Salah satu pertunjukan Human Zoo
Mungkin ada rasa geram ketika orang berkulit hitam saat ini mengingat hal tersebut. Bahkan kita yang tidak berkulit hitam pun, akan sedikit kehilangan kepercayaan saat melihat hal tersebut.

Tapi sejujurnya, rasisme terhadap kulit hitam di masa kini, sudah jauh memudar ketimbang di masa lalu. Terutama, di kancah Hollywood. Lihatlah berbagai penyanyi, aktor, aktris, bahkan produser di Amerika Serikat, tak hanya diisi oleh anglo-saxon, tetapi juga afro-american: Beyoncé, Will Smith, Timbaland, dan masih banyak lagi.

Dan juga Chris Rock, yang membawakan acara Academy Awards itu.

Mengenai rasisme yang membuat nominator Academy Awards dan pemenang Oscar diisi oleh para "kulit-putih", rasanya itu bukan karena rasisme. Tapi karena jumlah. Jumlah orang berkulit putih yang berkecimpung di Hollywood, dengan berbagai profesi perfilman, berjumlah lebih dari 80 persen pada tahun 2015 (berdasarkan data dari Ralph J. Bunche for African American Studies at UCLA:2015 Hollywood Diversity Reports). Maka wajarlah apabila pemenang Oscar diisi dengan para penggiat film berkulit putih. Terlebih, banyak aktor/aktris kulit putih yang lebih "fleksibel" memerankan peran: menjadi orang Amerika, orang Eropa, orang Prancis, orang Rusia, orang Portugis, dan sebagainya, karena kemiripan fisik.

Apakah hal ini kemudian menjadi bentuk dari diskriminasi? Tergantung bagaimana kita melihatnya. Kalau saya pribadi, saya melihat bahwa diskriminasi kulit hitam di dunia Hollywood sudah sangat memudar. Apalagi dalam dunia musik, terutama musik rap.

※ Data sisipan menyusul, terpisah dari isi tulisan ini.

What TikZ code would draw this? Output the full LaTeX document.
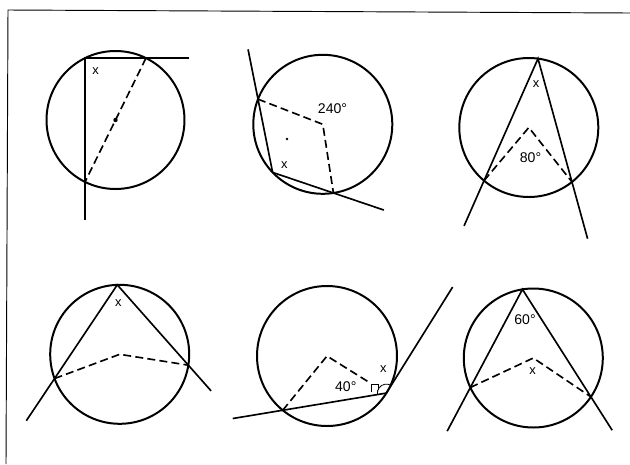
\documentclass[tikz,border=0pt]{standalone}
\usepackage{fontspec}
\setmainfont{Liberation Sans}
\usetikzlibrary{calc}
\begin{document}
\begin{tikzpicture}[x=0.03cm,y=-0.03cm,
  circ/.style={line width=1.7pt},
  sline/.style={line width=1.4pt},
  dline/.style={line width=1.4pt, dash pattern=on 6.8pt off 3.6pt},
  lbl/.style={font=\fontsize{12}{14}\selectfont, inner sep=0pt},
  xl/.style={font=\fontsize{11}{13}\selectfont, inner sep=0pt},
  frameline/.style={line width=0.8pt},
  thinmark/.style={line width=0.7pt}]
\useasboundingbox (0,0) rectangle (630,464);
% frame
\coordinate (F1) at (8,10);
\coordinate (F2) at (630,13);
\coordinate (F3) at (6,464);
\draw[frameline] (F2) -- (F1) -- (F3);

% ---------- figure 1 ----------
\coordinate (O1) at (115.5,120);
\draw[circ] (O1) circle[radius=69];
\coordinate (P1) at ($(O1)+(-116.2:69)$);
\coordinate (Q1) at ($(O1)+(-63.8:69)$);
\coordinate (R1) at ($(O1)+(116.2:69)$);
\coordinate (V1) at ($(P1)+(0,162)$);
\coordinate (H1) at ($(P1)+(104,0)$);
\draw[sline] (H1) -- (P1) -- (V1);
\draw[dline] (Q1) -- (R1);
\fill (O1) circle[radius=2.2];
\node[xl] (x1) at (95.7,70.7) {x};

% ---------- figure 2 ----------
\coordinate (O2) at (322.8,124.3);
\draw[circ] (O2) circle[radius=69.5];
\coordinate (A2) at ($(O2)+(201.2:69.5)$);
\coordinate (B2) at ($(O2)+(136.2:69.5)$);
\coordinate (C2) at ($(O2)+(81.2:69.5)$);
\coordinate (E2a) at ($(B2)!1.68!(A2)$);
\coordinate (E2b) at ($(B2)!1.83!(C2)$);
\draw[sline] (E2a) -- (B2) -- (E2b);
\draw[dline] (A2) -- (O2) -- (C2);
\coordinate (D2) at (287,139);
\fill (D2) circle[radius=1.3];
\node[lbl] (t2) at (332.5,109) {240°};
\node[xl] (x2) at (284.3,165) {x};

% ---------- figure 3 ----------
\coordinate (O3) at (528.8,127.5);
\draw[circ] (O3) circle[radius=69.5];
\coordinate (T3) at ($(O3)+(-82.4:69.5)$);
\coordinate (L3) at ($(O3)+(130.1:69.5)$);
\coordinate (R3) at ($(O3)+(51.6:69.5)$);
\coordinate (E3a) at ($(T3)!1.37!(L3)$);
\coordinate (E3b) at ($(T3)!1.46!(R3)$);
\draw[sline] (E3a) -- (T3) -- (E3b);
\draw[dline] (L3) -- (O3) -- (R3);
\node[xl] (x3) at (536,84) {x};
\node[lbl] (t3) at (530.5,157.3) {80°};

% ---------- figure 4 ----------
\coordinate (O4) at (119.7,354.3);
\draw[circ] (O4) circle[radius=69.5];
\coordinate (T4) at ($(O4)+(-92:69.5)$);
\coordinate (L4) at ($(O4)+(159.6:69.5)$);
\coordinate (R4) at ($(O4)+(9:69.5)$);
\coordinate (E4a) at ($(T4)!1.45!(L4)$);
\coordinate (E4b) at ($(T4)!1.32!(R4)$);
\draw[sline] (E4a) -- (T4) -- (E4b);
\draw[dline] (L4) -- (O4) -- (R4);
\node[xl] (x4) at (118.3,302.7) {x};

% ---------- figure 5 ----------
\coordinate (O5) at (327,356);
\draw[circ] (O5) circle[radius=70];
\coordinate (T5) at ($(O5)+(32:70)$);
\coordinate (L5) at ($(O5)+(129.2:70)$);
\coordinate (E5a) at ($(T5)!1.483!(L5)$);
\coordinate (E5b) at ($(T5)+(-58:125)$);
\coordinate (D5) at ($(O5)!0.71!(T5)$);
\draw[sline] (E5a) -- (T5) -- (E5b);
\draw[dline] (L5) -- (O5) -- (D5);
\draw[thinmark] ($(T5)+(171.5:9)$) arc[start angle=171.5, end angle=302, radius=9];
\coordinate (M1) at (371,392);
\coordinate (M2) at (371,384);
\coordinate (M3) at (378,384);
\coordinate (M4) at (378,390);
\draw[thinmark] (M1) -- (M2) -- (M3) -- (M4);
\node[xl] (x5) at (383.3,369) {x};
\node[lbl] (t5) at (345.8,386.7) {40°};

% ---------- figure 6 ----------
\coordinate (O6) at (533.3,358);
\draw[circ] (O6) circle[radius=69.5];
\coordinate (T6) at ($(O6)+(-99:69.5)$);
\coordinate (L6) at ($(O6)+(154.9:69.5)$);
\coordinate (R6) at ($(O6)+(34:69.5)$);
\coordinate (E6a) at ($(T6)!1.445!(L6)$);
\coordinate (E6b) at ($(T6)!1.31!(R6)$);
\draw[sline] (E6a) -- (T6) -- (E6b);
\draw[dline] (L6) -- (O6) -- (R6);
\node[lbl] (t6) at (525,319.3) {60°};
\node[xl] (x6) at (532.7,371) {x};
\end{tikzpicture}
\end{document}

Entahlah kalau di negara lain seperti Prancis, yang banyak kedatangan imigran berkulit hitam dari Afrika. Mungkin masih ada, tetapi sudah jauh lebih membaik. Namun sekali lagi, perkataan dosen saya di masa lalu tak bisa dipungkiri: akuilah dalam hati, kita semua rasis! Ya, kita mungkin bisa berbicara tentang toleransi di depan banyak orang. Tetapi saat berbicara pada diri sendiri, yakinkah kalau toleransi itu masih ada?